Work instructions: Copy out, with no alterations, the lines below running from the one containing "Clone this chart in Plotly." to the one containing "import plotly.graph_objects as go", inclusive at each end; pictures are omitted.

Excerpt from a dataset:
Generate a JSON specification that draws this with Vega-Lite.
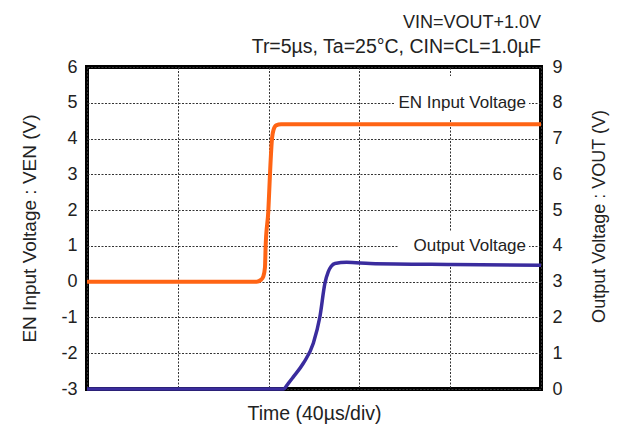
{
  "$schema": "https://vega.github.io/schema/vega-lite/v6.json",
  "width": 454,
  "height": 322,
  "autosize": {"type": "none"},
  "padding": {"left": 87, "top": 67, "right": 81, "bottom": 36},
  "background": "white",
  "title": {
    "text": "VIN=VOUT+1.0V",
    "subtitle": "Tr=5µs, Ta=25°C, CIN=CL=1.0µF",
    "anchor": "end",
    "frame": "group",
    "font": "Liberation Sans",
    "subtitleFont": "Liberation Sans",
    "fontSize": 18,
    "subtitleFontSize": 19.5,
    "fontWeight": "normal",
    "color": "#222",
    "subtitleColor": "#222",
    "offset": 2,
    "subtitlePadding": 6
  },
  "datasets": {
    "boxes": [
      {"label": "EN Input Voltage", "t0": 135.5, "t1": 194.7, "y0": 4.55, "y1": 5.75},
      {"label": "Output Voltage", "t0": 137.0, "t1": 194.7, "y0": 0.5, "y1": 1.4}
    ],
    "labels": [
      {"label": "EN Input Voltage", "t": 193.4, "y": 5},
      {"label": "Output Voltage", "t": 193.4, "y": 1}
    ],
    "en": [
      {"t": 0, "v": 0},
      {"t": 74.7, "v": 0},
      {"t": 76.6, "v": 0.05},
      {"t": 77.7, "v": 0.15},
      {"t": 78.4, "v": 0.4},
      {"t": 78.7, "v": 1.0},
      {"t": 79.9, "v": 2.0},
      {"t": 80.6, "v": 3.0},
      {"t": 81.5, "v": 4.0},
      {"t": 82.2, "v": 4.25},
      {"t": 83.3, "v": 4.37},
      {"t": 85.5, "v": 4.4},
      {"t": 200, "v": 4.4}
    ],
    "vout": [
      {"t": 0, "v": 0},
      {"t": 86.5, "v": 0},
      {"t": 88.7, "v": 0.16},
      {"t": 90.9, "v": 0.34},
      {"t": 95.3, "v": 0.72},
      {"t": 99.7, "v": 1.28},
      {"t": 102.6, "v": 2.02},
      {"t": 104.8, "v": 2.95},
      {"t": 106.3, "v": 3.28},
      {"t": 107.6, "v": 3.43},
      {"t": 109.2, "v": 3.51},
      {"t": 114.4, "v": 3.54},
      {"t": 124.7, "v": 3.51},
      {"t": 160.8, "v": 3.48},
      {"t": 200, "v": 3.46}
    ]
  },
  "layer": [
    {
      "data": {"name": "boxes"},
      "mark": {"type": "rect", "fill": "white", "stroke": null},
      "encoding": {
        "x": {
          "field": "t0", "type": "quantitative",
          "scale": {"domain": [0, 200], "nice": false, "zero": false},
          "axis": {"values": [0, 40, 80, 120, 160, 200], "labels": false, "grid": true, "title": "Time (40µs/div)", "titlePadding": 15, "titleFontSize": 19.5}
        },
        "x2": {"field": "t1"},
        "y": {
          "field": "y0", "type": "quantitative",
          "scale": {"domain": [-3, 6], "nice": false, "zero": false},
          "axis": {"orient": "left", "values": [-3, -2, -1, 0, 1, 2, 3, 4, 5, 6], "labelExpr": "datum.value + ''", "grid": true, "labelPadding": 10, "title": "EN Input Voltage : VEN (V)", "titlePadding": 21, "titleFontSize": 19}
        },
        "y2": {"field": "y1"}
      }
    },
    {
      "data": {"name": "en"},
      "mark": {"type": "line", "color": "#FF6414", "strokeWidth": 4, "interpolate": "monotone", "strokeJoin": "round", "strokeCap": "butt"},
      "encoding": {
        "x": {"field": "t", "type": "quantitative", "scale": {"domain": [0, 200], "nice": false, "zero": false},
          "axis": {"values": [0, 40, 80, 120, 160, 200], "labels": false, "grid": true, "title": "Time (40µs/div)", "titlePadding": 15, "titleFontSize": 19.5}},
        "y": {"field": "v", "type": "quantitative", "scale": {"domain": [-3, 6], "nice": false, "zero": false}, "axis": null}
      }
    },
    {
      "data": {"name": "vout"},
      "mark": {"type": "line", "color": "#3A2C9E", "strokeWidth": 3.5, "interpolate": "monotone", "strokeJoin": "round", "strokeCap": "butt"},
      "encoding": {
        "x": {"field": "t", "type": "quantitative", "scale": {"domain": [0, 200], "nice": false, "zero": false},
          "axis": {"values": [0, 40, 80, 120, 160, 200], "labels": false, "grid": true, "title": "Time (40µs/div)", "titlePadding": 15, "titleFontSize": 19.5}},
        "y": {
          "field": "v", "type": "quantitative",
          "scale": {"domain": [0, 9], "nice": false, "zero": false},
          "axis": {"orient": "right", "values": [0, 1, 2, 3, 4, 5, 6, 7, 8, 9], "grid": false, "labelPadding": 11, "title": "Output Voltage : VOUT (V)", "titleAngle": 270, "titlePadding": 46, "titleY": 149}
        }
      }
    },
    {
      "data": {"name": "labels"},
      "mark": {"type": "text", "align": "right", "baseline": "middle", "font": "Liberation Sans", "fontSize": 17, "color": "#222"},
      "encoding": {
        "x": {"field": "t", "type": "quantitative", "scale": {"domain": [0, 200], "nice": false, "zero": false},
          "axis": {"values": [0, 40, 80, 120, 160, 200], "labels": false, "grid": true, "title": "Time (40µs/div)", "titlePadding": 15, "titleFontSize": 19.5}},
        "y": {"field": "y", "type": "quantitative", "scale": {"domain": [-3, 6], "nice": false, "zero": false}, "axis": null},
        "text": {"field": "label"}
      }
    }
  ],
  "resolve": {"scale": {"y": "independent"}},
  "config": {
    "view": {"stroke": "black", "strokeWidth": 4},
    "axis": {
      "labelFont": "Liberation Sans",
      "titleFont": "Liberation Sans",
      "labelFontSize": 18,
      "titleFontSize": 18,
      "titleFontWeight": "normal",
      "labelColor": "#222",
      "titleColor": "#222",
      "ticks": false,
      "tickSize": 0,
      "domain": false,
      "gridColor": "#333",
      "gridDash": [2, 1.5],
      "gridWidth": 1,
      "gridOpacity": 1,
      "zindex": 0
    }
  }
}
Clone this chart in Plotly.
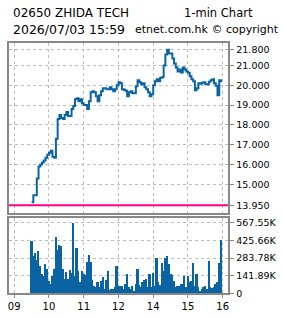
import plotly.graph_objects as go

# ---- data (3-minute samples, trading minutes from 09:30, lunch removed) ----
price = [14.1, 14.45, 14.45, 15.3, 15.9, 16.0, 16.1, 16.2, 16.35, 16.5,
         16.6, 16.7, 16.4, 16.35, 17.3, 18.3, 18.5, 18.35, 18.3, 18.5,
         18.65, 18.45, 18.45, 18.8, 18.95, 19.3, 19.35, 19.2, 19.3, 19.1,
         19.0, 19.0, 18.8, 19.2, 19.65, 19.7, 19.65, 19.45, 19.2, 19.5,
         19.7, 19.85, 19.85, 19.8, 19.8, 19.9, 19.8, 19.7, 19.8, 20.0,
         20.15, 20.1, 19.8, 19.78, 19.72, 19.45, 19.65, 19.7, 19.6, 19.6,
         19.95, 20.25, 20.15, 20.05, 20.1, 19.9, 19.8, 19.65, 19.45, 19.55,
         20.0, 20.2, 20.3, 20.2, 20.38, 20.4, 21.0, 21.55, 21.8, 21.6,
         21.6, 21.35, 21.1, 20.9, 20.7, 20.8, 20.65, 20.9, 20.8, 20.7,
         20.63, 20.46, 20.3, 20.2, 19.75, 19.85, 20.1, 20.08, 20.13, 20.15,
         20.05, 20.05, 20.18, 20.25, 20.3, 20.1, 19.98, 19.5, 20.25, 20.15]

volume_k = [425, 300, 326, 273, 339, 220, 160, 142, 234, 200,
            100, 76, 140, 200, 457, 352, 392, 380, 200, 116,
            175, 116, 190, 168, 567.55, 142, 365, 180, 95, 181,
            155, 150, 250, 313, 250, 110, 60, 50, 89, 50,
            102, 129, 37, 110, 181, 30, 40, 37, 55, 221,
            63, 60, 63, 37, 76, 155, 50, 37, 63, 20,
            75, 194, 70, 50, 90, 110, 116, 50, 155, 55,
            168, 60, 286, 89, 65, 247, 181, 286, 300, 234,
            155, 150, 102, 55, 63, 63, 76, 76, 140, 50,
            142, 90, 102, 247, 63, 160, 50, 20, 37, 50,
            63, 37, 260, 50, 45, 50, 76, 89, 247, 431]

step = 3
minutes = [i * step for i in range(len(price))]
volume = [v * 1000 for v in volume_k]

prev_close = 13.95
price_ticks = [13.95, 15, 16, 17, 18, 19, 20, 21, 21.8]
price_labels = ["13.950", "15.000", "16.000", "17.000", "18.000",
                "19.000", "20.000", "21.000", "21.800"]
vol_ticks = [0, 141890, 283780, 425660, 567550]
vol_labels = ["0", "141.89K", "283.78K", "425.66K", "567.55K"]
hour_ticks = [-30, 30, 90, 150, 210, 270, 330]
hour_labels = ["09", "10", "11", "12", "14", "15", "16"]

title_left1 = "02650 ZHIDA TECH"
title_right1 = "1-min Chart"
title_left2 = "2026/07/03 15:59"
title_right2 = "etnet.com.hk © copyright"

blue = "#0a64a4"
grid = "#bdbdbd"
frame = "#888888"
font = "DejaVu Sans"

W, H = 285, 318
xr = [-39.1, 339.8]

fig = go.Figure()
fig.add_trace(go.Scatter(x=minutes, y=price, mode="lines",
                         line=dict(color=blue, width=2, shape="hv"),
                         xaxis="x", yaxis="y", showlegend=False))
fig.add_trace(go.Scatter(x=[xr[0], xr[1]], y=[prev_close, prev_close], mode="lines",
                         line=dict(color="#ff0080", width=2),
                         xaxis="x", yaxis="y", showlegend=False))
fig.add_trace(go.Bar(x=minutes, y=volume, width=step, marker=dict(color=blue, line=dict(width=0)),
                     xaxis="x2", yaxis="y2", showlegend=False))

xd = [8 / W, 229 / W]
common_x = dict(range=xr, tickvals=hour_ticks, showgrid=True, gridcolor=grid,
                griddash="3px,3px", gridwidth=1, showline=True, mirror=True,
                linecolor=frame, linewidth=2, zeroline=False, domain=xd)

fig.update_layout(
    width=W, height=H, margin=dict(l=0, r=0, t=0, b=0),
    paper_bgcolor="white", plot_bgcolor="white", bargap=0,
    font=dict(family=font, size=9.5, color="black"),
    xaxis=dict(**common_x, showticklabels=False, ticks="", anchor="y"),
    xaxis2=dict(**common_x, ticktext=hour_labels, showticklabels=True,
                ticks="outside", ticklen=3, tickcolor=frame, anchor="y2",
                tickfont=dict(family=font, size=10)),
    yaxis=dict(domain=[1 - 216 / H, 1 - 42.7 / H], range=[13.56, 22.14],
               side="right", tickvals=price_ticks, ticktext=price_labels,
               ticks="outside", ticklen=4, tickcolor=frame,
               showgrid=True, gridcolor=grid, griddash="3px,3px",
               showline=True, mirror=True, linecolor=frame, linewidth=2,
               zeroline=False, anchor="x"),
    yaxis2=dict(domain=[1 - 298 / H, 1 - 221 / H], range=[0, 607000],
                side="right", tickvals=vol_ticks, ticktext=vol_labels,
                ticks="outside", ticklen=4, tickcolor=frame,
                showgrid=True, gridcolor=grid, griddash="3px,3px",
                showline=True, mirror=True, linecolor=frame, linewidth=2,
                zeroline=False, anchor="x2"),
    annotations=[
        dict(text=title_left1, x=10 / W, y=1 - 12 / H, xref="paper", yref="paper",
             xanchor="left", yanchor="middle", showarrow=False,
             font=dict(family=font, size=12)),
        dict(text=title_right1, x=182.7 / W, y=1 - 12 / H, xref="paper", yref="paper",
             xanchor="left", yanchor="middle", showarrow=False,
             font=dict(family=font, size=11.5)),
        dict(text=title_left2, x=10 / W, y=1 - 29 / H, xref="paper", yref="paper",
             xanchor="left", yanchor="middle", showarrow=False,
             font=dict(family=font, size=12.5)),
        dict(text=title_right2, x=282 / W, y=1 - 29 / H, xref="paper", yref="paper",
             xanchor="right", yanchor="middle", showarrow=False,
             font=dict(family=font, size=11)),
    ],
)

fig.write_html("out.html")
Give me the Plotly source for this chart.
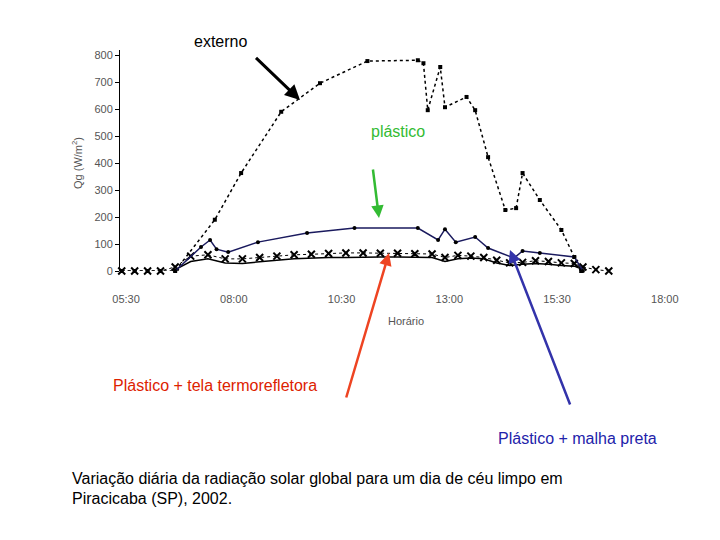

Task response:
Clone this chart in Plotly.
import plotly.graph_objects as go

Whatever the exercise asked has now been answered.